God sent His Son, born of a woman, born under law, to redeem those under law. Galatians 4:4-5
Angus McGillivray, a strong, strapping Scotsman, was a survivor. Surviving was important in the Japanese prisoner of war camp where Angus was being held. "Survival of the fittest" was the rule of the day. Everyone lived that way until word spread that Angus was dead. Eventually, those around Angus managed to figure things out. Scottish soldiers, who often came from the same community, were instilled with the idea that each was responsible for his pal. That was what Angus had thought when he looked at his buddy. True, the doctors had said there was no hope for the man. And everyone acted as such, except for Angus. Angus felt obligated to make sure his buddy would survive.

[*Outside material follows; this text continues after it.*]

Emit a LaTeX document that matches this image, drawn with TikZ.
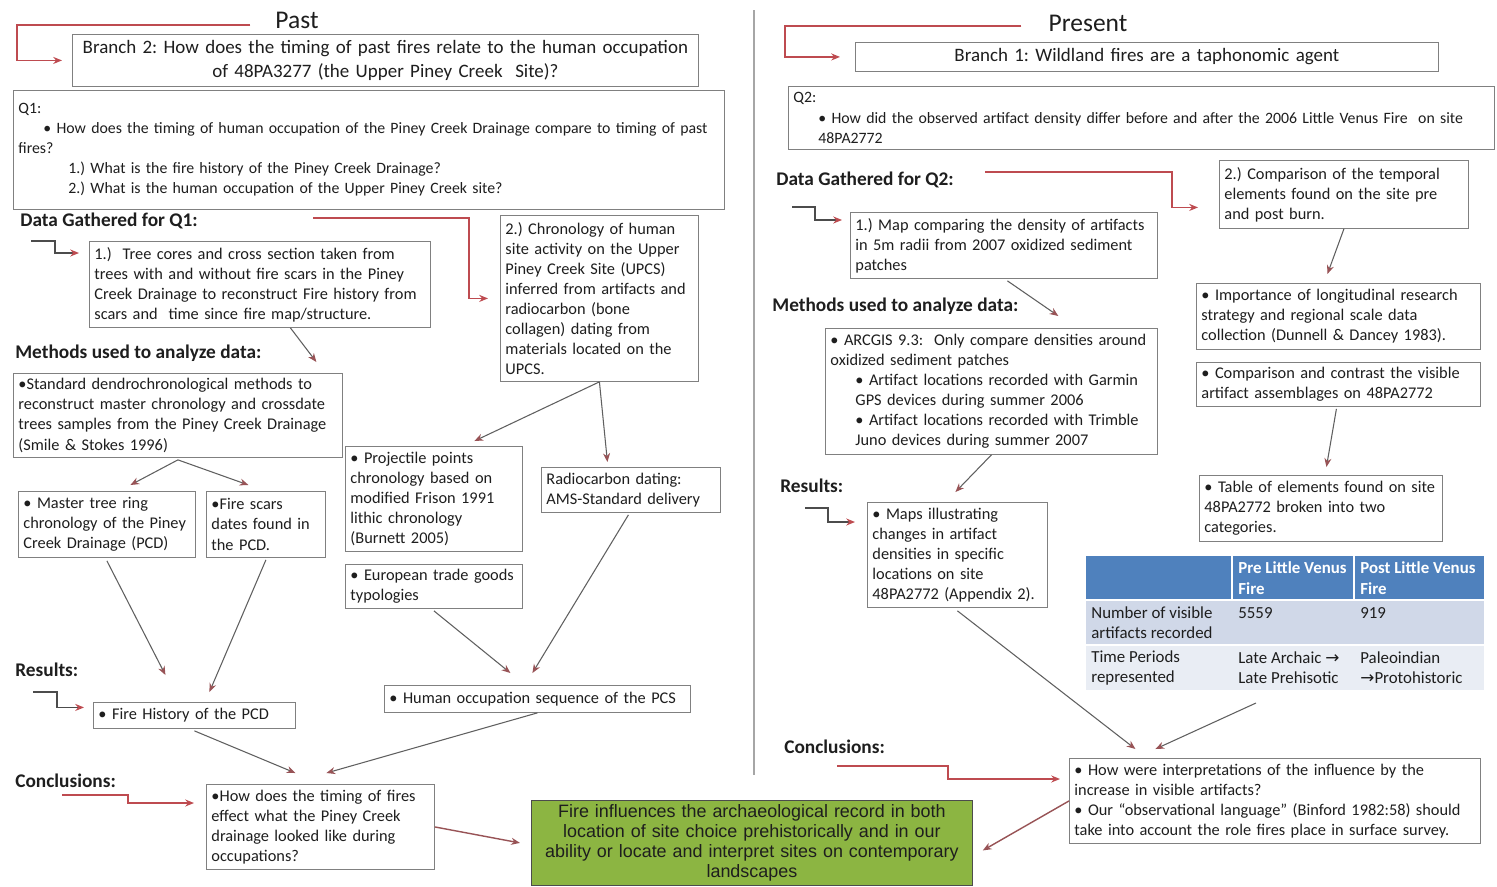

When his friend’s blanket was stolen, Angus, saying he had "found an extra one," passed his on to the friend. As he gave his rations to his friend, Angus explained, “I can get more food anytime I want." Angus’ sacrifice paid off. His friend began to mend; his body started to heal. Then Angus died. "Exhaustion and starvation" was the doctor’s verdict. The rank and file prisoners knew the truth: Angus had died because his friend’s life was all-important. When word of Angus’ sacrifice spread among the surviving prisoners, the men were changed. We are not surprised. Indeed, we would be amazed if changes had not come about.
When I first heard that story, I thought, “Wouldn’t it be wonderful if I had a friend like Angus?” Then I realized, as everyone should, that we do have such a friend in the person of the Christ. Indeed, Jesus is a better friend than Angus. When Angus made his sacrifice, he had no idea he would die. In contrast, when Jesus was born into this world, He knew that, one day, iron nails would be driven into His hands and feet. He knew that He would be crucified to win our salvation. This our friend did for us so that we might be saved, so that we might live. Now, the only question needing to be answered is, “What will be our response to Christ’s great sacrifice?” There should be one, you know. How could we not respond and be changed by such a dear, loving friend?
Excerpt from The Lutheran Hour sermon preached on August 15, 2004
THE PRAYER: Dear Lord, I rejoice that I have a friend in You. You sacrificed Your life to win my salvation, and I am grateful. Help me to live a life that is pleasing to You. In Your Name, Amen.